> [Material provided]
===

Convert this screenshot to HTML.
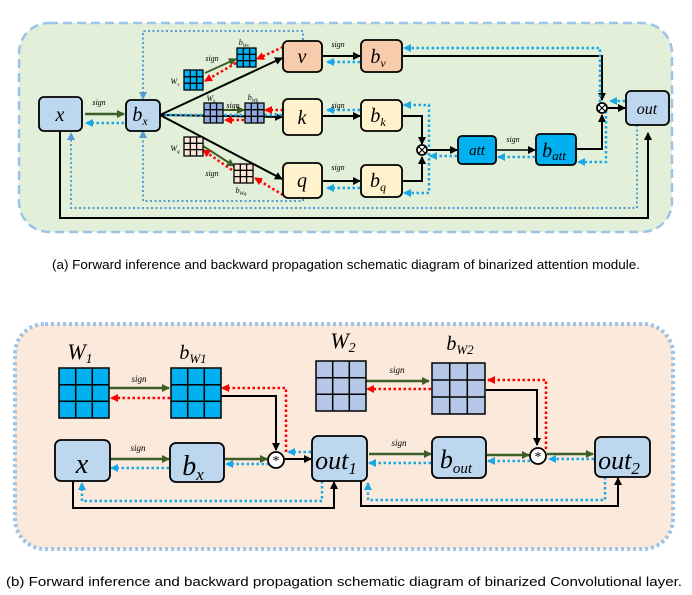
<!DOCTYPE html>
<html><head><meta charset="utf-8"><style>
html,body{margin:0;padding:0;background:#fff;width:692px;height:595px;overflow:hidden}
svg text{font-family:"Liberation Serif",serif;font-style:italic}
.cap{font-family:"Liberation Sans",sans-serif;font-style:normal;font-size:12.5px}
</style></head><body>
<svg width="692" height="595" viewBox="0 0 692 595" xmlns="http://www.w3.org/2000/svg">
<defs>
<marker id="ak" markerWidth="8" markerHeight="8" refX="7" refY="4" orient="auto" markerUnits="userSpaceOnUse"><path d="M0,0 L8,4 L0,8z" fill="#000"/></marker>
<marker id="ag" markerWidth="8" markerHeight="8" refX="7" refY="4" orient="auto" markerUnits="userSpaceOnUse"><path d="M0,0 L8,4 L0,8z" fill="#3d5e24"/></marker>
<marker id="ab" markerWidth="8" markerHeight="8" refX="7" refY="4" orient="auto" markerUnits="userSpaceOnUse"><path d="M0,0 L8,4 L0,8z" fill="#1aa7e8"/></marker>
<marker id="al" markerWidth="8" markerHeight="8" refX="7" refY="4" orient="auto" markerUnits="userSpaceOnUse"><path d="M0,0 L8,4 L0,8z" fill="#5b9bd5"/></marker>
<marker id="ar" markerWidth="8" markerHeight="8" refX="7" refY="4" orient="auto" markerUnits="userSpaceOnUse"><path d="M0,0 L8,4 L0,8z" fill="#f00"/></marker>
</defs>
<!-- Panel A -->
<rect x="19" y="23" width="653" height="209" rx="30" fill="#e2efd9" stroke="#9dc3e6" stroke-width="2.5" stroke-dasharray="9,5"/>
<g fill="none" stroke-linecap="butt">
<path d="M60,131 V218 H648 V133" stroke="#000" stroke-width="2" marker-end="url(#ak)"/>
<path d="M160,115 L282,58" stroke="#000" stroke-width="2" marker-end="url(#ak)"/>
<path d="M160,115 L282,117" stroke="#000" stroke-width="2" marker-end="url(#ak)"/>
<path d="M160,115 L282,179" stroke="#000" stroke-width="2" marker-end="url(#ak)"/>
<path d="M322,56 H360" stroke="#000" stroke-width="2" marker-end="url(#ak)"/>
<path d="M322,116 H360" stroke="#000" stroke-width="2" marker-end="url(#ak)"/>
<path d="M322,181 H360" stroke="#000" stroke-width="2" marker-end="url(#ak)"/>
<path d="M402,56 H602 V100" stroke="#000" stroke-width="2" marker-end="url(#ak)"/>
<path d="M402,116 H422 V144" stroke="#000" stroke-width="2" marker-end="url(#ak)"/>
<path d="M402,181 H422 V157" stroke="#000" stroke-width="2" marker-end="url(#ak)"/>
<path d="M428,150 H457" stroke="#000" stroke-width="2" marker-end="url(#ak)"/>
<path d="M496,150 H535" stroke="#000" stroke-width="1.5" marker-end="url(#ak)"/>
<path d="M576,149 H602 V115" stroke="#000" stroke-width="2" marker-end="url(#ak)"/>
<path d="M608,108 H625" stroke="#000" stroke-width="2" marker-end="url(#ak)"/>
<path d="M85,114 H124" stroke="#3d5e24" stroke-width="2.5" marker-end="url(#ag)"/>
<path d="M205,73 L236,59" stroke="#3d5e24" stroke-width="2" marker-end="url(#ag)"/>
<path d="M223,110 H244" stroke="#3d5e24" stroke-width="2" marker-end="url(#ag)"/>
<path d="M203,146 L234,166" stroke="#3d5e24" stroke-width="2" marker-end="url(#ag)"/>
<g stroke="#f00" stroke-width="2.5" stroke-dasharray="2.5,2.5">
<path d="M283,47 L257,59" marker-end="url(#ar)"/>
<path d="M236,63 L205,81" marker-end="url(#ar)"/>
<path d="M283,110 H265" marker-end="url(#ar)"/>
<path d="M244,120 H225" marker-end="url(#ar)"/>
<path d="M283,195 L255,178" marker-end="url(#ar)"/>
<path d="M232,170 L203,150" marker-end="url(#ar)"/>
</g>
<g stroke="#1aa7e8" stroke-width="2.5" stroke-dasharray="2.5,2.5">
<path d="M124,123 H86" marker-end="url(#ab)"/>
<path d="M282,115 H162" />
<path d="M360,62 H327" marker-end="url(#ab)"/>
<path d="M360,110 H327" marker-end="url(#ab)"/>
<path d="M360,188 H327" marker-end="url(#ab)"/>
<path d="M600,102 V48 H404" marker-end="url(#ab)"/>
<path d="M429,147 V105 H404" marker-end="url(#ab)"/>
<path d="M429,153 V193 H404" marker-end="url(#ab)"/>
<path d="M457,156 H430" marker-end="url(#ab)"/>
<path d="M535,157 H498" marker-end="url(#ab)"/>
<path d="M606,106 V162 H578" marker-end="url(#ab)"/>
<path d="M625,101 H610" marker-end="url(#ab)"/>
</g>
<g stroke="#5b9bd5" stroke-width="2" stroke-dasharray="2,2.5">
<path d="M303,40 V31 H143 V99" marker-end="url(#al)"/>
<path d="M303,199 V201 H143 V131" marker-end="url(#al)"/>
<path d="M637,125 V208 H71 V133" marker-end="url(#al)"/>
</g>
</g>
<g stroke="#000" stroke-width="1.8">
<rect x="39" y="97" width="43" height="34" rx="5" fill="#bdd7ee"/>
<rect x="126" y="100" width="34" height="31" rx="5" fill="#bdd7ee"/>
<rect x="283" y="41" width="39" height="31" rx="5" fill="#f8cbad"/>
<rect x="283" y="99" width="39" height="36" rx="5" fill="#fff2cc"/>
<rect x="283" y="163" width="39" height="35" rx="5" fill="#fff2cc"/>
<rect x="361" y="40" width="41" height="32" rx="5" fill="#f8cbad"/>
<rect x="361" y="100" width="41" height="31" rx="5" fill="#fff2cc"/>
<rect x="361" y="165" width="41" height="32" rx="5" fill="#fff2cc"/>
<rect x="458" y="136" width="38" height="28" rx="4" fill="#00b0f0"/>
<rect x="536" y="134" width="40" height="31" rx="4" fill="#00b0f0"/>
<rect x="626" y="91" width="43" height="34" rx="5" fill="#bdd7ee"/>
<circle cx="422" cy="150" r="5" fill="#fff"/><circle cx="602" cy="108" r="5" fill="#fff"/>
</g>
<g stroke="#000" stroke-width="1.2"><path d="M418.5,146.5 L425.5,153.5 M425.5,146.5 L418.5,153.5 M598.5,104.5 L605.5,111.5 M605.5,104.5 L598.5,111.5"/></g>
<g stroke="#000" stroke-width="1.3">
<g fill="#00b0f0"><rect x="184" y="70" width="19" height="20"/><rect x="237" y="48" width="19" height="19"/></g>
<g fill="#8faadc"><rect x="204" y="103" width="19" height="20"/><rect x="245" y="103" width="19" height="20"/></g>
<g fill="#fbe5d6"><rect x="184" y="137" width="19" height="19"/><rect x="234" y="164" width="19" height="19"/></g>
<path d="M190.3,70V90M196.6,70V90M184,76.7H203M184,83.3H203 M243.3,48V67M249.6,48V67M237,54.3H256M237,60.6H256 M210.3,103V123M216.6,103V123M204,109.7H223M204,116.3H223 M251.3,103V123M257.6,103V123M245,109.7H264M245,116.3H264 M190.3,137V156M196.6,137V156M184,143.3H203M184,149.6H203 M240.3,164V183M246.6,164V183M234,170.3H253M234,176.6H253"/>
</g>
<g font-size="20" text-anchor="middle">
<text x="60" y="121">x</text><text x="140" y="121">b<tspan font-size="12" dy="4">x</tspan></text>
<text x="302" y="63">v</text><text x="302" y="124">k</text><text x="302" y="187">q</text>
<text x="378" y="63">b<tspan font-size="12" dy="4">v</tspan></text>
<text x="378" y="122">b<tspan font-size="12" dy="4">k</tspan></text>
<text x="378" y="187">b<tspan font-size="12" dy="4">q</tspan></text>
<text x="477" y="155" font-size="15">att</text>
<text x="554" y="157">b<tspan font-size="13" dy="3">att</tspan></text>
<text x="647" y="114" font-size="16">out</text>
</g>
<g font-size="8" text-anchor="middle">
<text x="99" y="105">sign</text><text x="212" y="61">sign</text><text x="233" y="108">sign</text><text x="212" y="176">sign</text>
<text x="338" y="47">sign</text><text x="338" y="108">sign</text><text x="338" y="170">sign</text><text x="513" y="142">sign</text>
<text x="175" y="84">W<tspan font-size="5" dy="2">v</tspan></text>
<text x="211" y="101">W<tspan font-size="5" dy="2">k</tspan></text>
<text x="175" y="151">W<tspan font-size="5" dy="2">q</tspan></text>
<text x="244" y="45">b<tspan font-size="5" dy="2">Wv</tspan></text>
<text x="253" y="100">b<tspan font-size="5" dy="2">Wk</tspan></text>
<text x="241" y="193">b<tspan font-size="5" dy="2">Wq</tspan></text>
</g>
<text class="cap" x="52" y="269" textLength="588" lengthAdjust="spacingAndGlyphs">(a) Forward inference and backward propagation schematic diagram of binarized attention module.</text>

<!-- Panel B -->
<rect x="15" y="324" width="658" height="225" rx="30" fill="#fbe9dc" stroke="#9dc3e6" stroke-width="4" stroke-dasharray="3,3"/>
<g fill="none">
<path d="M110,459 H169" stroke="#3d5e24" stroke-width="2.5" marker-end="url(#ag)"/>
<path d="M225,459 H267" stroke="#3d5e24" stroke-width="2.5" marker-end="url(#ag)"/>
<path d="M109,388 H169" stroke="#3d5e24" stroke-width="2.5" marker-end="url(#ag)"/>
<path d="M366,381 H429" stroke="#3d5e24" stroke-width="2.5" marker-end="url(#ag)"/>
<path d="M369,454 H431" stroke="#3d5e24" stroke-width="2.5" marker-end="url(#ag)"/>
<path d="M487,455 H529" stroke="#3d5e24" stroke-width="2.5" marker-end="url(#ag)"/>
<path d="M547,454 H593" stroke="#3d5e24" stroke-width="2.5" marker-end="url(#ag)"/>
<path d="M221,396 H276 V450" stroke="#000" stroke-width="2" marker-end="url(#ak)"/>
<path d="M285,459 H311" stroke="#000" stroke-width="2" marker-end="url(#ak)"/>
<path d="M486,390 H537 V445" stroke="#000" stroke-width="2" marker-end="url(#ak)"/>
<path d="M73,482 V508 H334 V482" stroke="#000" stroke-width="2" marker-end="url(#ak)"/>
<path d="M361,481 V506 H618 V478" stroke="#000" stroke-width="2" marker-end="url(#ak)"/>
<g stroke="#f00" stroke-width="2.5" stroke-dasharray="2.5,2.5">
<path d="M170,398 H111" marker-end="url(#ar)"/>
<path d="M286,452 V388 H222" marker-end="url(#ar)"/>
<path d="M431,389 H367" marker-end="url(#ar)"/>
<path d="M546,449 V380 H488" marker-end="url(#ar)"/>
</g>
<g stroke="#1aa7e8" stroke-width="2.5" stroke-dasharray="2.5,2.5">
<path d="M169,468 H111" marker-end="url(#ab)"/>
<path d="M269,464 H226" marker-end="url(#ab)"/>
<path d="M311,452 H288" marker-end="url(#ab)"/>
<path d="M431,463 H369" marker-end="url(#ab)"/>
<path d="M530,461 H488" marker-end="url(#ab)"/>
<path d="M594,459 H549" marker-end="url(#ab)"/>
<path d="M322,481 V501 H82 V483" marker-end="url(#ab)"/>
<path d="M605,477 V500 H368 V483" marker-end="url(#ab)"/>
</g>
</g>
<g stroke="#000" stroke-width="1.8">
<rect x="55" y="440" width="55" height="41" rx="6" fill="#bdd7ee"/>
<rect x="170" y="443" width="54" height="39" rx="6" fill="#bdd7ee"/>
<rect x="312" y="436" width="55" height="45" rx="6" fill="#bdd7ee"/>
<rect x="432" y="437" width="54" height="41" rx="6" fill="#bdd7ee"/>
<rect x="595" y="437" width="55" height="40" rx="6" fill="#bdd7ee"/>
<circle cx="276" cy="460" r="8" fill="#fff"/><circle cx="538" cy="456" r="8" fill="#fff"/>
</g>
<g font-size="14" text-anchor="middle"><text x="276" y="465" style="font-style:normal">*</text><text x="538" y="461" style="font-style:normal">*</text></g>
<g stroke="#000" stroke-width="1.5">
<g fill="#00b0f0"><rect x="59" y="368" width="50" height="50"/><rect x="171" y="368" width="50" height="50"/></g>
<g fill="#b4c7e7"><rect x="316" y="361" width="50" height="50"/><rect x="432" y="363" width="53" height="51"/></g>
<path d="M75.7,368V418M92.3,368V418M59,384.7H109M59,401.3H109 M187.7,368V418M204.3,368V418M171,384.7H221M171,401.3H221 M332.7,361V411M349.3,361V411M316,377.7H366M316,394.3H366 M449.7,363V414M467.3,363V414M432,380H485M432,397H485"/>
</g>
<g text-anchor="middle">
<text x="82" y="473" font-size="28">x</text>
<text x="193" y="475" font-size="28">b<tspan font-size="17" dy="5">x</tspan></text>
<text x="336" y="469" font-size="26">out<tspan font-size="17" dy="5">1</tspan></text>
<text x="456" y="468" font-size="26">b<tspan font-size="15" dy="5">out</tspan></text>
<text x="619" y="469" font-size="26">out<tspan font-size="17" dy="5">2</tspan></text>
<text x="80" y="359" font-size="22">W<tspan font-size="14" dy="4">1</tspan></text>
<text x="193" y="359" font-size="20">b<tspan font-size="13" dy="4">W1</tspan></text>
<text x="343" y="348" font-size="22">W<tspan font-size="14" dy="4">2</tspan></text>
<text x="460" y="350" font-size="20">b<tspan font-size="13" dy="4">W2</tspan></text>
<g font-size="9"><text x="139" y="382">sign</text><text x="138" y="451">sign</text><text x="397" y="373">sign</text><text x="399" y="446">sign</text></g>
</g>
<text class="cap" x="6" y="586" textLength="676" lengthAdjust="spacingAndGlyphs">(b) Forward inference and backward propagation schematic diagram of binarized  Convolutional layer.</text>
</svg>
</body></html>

===

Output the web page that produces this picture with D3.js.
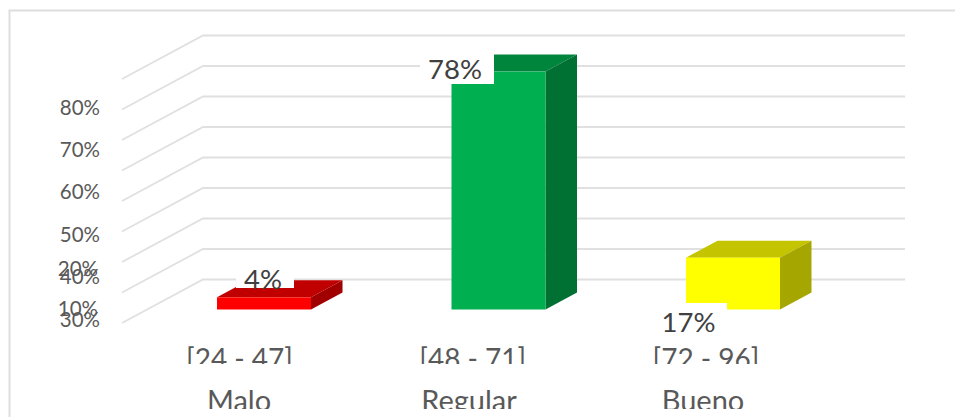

===

> [Task instructions] Count every line in the data that contains the word "this", then give that count and nothing else.

> [Solution below] 2